Vide
Une crampe, légère, supportable. Puis une autre, plus longue, plus forte. À la troisième, l'inquiétude naît. Ton esprit cherche des solutions pour les faire passer. T'allonger, ne plus bouger, te reposer.
Rien à faire, elles reviennent.
Certaines te font grincer des dents. D'autres te poussent à te dire que ce n'est rien.
Tu essaies de te rassurer : ça doit être normal.
Puis, le sang. L'angoisse revient au galop.
Cette fois, pas question d'ignorer le signal. C'est ta pause, alors, après avoir prévenu ta chef, tu files à l'hôpital.
L'attente te semble interminable. Le stress augmente à chaque patient.
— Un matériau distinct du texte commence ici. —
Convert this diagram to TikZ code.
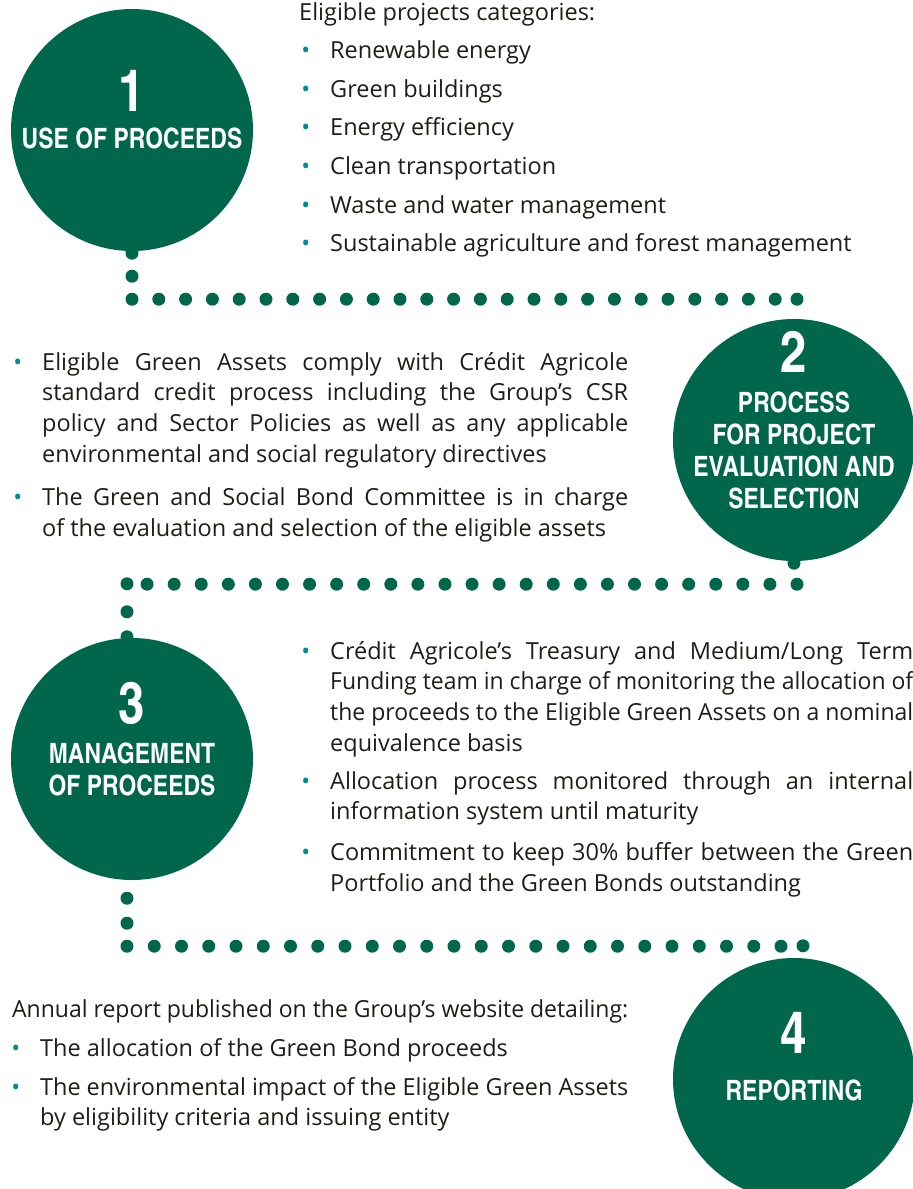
\documentclass[tikz,border=0pt]{standalone}
\usepackage{fontspec}
\setmainfont{Open Sans}
\newfontfamily\headfont{texgyreheroscn-bold}[Extension=.otf]
\usepackage{graphicx}
\usepackage{tikz}
\usetikzlibrary{positioning,calc}
\usepackage{xcolor}
\definecolor{cagreen}{RGB}{0,103,77}
\definecolor{cateal}{RGB}{0,140,150}
\definecolor{catext}{RGB}{29,29,27}
% a line squeezed to a width when too long
\newsavebox\linebox
\newcommand{\fitto}[2]{\sbox\linebox{#2}%
  \ifdim\wd\linebox>#1\resizebox{#1}{\height}{\usebox\linebox}\else\usebox\linebox\fi}
% one justified line
\newcommand{\jl}[1]{\sbox\linebox{#1}%
  \ifdim\wd\linebox>\hsize\resizebox{\hsize}{\height}{\usebox\linebox}%
  \else{\spaceskip=.26em plus 1em\hbox to\hsize{#1}}\fi\par}
% bullet hung in the margin
\newcommand{\bul}{\noindent\llap{\textcolor{cateal}{\textbullet}\hspace{20pt}}}

\begin{document}
\begin{tikzpicture}[x=1pt, y=-1pt,
  stage/.style={circle, fill=cagreen, minimum size=242pt, inner sep=0pt},
  stagenum/.style={text=white, font=\headfont\fontsize{58}{58}\selectfont, anchor=base, inner sep=0pt},
  stagetitle/.style={text=white, font=\headfont\fontsize{28}{32}\selectfont, align=center, anchor=base, inner sep=0pt},
  txt/.style={text=catext, anchor=base west, inner sep=0pt, align=left}]
\useasboundingbox (0,0) rectangle (913,1189);

% stages (base of a title = its last line)
\node[stage] (c1) at (132,130) {};
\node[stagenum] (n1) at ([yshift=19pt]c1.center) {1};
\node[stagetitle] (t1) at ([yshift=-18.5pt]c1.center) {USE OF PROCEEDS};

\node[stage] (c2) at (794,440) {};
\node[stagenum] (n2) at ([yshift=68pt]c2.center) {2};
\node[stagetitle] (t2) at ([yshift=-68pt]c2.center) {PROCESS\\FOR PROJECT\\EVALUATION AND\\SELECTION};

\node[stage] (c3) at (132,759) {};
\node[stagenum] (n3) at ([yshift=36pt]c3.center) {3};
\node[stagetitle] (t3) at ([yshift=-36pt]c3.center) {MANAGEMENT\\OF PROCEEDS};

\node[stage] (c4) at (794,1079) {};
\node[stagenum] (n4) at ([yshift=26pt]c4.center) {4};
\node[stagetitle] (t4) at ([yshift=-21pt]c4.center) {REPORTING};

% dotted links between the stages
\coordinate (r1a) at ($(c1.south)+(0,48)$);
\coordinate (r1b) at ($(c2.north |- r1a)+(3,0)$);
\foreach \d in {2,25} \fill[cagreen] ($(c1.south)+(0,\d)$) circle (6.5pt);
\foreach \k in {0,...,24} \fill[cagreen] ($(r1a)+(\k*26.8,0)$) circle (6.5pt);
\fill[cagreen] (r1b) circle (6.5pt);

\coordinate (r2a) at ($(c2.south)+(3,23)$);
\coordinate (r2b) at ($(c3.north)+(-5,-54)$);
\fill[cagreen] ($(c2.south)+(0,2)$) circle (6.5pt);
\foreach \k in {0,...,24} \fill[cagreen] ($(r2a)+(-\k*27.08,0)$) circle (6.5pt);
\fill[cagreen] (r2b) circle (6.5pt);
\foreach \d in {-26,-1} \fill[cagreen] ($(c3.north)+(-5,\d)$) circle (6.5pt);

\coordinate (r3a) at ($(c3.south)+(-5,66)$);
\coordinate (r3b) at ($(c4.north)+(9,-12)$);
\foreach \d in {18,43} \fill[cagreen] ($(c3.south)+(-5,\d)$) circle (6.5pt);
\foreach \k in {0,...,24} \fill[cagreen] ($(r3a)+(\k*27.25,0)$) circle (6.5pt);
\fill[cagreen] (r3b) circle (6.5pt);

% texts
\node[txt, text width=570pt, font=\fontsize{23.5}{38.6}\selectfont] (l1) at (330,20) {%
\spaceskip=0pt\noindent\hspace*{-31pt}Eligible projects categories:\par
\bul Renewable energy\par
\bul Green buildings\par
\bul Energy efficiency\par
\bul Clean transportation\par
\bul Waste and water management\par
\bul Sustainable agriculture and forest management\par};

\node[txt, text width=586pt, font=\fontsize{23.5}{30.7}\selectfont] (l2) at (42,370) {%
\spaceskip=0pt
\bul\jl{Eligible Green Assets comply with Crédit Agricole}
\jl{standard credit process including the Group’s CSR}
\jl{policy and Sector Policies as well as any applicable}
environmental and social regulatory directives\par\vspace{12.5pt}
\bul\jl{The Green and Social Bond Committee is in charge}
of the evaluation and selection of the eligible assets\par};

\node[txt, text width=583pt, font=\fontsize{23.5}{30.7}\selectfont] (l3) at (330,659) {%
\spaceskip=0pt
\bul\jl{Crédit Agricole’s Treasury and Medium/Long Term}
\jl{Funding team in charge of monitoring the allocation of}
\jl{the proceeds to the Eligible Green Assets on a nominal}
equivalence basis\par\vspace{7.3pt}
\bul\jl{Allocation process monitored through an internal}
information system until maturity\par\vspace{10.3pt}
\bul\jl{Commitment to keep 30\% buffer between the Green}
Portfolio and the Green Bonds outstanding\par};

\node[txt, text width=600pt, font=\fontsize{23.5}{30.5}\selectfont] (l4) at (40,1017) {%
\spaceskip=0pt
\noindent\hspace*{-28pt}\fitto{616pt}{Annual report published on the Group’s website detailing:}\par\vspace{8.5pt}
\bul The allocation of the Green Bond proceeds\par\vspace{8.5pt}
\bul\fitto{588pt}{The environmental impact of the Eligible Green Assets}\par
by eligibility criteria and issuing entity\par};
\end{tikzpicture}
\end{document}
Les conversations te tourmentent.
Et l'angoisse te grignote les entrailles aussi sûrement que les crampes.
L'heure de retourner au travail sonne, tu attends toujours. Le ventre noué, tu t'éclipses sur le balcon de la salle d'attente. Tu appelles le boulot. Ils sont un peu ennuyés de ton retard, mais bon, tu es à l'hôpital, ils ne peuvent rien dire.
Enfin, ton tour vient. Quand tu t'installes, tu n'es plus qu'une boule de nerf, prête à pleurer à la moindre contrariété. L'interne, un brave gars, te paraît aussi angoissé que toi. Il ne parvient pas à mener l'examen à bien. La mort dans l'âme, il t'annonce qu'il doit appeler le médecin.
Toi, tu ne sais pas trop quoi penser, tu te rassures comme tu peux : c'est un étudiant, un élève, il apprend, il ne sait pas : tout va bien. Tout va forcément bien. Tu t'inquiètes forcément pour rien.
Lorsqu'elle entre dans la pièce, avec son air de bouledogue, tu te crispes. Sa tête ne te revient pas. Sa mine contrariée non plus : tu la déranges, tu en es sûre.
Elle pousse presque l'interne pour prendre sa place, et en deux trois gestes, complète l'examen.
Puis, sans le moindre état d'âme, presque comme si tu étais invisible, elle se tourne vers le pauvre garçon :
– C'est normal que tu ne voies rien, ce n'est pas une grossesse évolutive.
Ton monde s'effondre. Tu t'effondres.